§ WORK TO DO
Take the listing from its first line through the line that contains "Chart.register(...registerables);" and please retype those lines exactly, leaving out the pictures.

§ DATA SHOWN
-=-=-=-=-
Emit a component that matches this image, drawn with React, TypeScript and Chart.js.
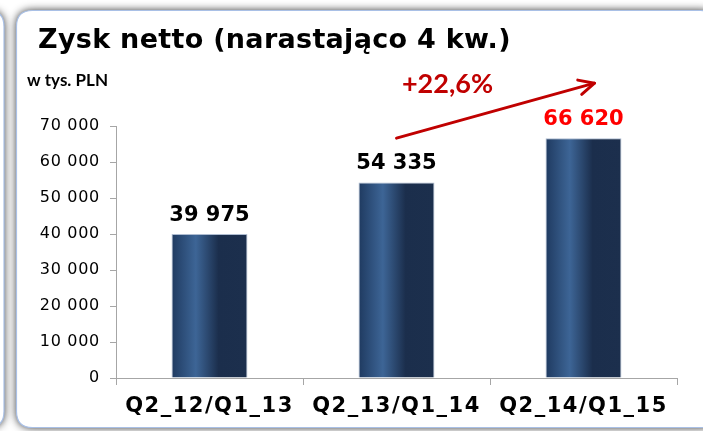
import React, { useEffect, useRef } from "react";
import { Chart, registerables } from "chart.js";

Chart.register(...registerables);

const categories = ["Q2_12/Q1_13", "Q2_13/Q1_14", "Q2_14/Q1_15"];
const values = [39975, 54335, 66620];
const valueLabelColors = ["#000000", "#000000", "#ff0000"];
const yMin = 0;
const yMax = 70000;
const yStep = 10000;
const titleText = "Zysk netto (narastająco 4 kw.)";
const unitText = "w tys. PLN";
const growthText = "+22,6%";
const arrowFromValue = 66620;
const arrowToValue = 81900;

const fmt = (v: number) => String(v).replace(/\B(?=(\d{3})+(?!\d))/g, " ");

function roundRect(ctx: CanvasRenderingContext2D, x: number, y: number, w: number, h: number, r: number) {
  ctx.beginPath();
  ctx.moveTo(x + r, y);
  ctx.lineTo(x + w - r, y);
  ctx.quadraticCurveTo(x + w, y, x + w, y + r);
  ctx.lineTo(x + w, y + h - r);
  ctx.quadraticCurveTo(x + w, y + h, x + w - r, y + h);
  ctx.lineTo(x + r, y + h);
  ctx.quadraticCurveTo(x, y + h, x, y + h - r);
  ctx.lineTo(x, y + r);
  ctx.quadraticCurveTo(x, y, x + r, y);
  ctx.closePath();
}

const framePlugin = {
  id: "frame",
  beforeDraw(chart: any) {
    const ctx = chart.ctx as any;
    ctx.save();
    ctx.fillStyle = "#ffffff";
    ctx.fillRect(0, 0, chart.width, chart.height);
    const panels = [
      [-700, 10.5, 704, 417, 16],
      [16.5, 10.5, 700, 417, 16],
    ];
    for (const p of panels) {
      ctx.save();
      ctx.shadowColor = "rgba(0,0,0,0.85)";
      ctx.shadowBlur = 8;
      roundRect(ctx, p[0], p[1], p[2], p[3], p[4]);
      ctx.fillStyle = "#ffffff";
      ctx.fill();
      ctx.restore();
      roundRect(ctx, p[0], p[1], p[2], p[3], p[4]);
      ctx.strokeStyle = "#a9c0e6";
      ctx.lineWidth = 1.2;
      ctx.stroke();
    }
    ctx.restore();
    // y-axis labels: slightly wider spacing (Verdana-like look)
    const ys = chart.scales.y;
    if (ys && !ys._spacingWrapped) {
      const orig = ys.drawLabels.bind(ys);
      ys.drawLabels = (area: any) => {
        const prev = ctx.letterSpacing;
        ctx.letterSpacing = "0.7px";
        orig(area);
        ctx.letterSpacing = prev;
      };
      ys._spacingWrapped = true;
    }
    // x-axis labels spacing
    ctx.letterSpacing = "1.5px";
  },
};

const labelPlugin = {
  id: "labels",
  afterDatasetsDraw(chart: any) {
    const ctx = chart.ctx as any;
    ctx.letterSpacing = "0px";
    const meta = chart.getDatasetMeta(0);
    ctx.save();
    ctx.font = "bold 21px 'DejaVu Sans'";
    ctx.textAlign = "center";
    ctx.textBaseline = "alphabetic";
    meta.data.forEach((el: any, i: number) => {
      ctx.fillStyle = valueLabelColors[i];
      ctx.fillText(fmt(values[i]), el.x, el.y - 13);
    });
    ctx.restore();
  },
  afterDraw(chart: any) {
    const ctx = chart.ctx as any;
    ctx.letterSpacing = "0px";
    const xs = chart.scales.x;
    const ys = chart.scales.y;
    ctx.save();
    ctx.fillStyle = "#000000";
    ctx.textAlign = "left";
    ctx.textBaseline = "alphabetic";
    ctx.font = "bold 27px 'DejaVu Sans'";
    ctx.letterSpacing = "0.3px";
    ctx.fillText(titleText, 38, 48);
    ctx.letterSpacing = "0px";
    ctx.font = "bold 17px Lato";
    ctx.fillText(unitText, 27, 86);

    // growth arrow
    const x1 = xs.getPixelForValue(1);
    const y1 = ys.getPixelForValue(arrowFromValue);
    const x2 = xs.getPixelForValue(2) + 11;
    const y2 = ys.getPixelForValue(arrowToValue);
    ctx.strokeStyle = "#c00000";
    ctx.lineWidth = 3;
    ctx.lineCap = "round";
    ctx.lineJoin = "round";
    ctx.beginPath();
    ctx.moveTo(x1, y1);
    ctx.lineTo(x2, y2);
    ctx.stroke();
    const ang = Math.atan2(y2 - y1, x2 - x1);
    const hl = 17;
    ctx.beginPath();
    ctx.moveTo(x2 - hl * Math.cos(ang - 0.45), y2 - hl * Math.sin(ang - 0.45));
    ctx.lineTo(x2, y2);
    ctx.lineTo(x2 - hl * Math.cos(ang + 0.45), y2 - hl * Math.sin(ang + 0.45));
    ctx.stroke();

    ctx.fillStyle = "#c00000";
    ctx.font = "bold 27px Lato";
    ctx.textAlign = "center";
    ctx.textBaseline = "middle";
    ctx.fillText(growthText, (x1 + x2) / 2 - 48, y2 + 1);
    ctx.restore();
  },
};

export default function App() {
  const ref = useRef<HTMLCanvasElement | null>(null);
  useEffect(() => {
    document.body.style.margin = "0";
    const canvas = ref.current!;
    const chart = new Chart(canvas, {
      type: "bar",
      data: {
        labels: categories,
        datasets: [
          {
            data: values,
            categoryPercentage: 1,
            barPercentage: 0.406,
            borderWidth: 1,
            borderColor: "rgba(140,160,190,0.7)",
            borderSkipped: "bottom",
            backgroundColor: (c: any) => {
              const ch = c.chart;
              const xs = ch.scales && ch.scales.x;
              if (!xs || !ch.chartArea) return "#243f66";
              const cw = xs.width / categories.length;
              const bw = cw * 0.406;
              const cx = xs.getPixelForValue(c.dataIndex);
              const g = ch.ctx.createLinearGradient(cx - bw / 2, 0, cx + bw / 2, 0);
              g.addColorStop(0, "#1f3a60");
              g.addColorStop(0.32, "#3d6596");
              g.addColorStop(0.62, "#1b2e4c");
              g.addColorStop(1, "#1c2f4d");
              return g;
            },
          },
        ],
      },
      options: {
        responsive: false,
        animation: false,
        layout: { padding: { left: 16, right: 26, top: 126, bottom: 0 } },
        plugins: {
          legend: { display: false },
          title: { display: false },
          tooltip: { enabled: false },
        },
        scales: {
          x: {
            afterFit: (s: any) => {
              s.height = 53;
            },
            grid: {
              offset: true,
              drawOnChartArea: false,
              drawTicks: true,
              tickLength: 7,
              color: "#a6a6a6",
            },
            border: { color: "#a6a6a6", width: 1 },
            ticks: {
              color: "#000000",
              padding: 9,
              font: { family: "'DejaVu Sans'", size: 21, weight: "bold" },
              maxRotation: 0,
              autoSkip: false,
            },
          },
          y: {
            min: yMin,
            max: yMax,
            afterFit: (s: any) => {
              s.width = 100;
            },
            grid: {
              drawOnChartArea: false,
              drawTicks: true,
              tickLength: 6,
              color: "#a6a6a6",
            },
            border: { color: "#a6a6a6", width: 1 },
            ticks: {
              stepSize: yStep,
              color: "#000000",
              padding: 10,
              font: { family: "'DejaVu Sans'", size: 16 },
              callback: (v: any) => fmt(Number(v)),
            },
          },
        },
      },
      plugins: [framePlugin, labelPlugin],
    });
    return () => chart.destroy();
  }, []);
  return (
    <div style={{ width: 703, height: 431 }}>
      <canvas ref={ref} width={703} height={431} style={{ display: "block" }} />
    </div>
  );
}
-=-=-=-=-
§ RESPONSE TO THIS EXERCISE
Emit a component that matches this image, drawn with React, TypeScript and Chart.js.
import React, { useEffect, useRef } from "react";
import { Chart, registerables } from "chart.js";

Chart.register(...registerables);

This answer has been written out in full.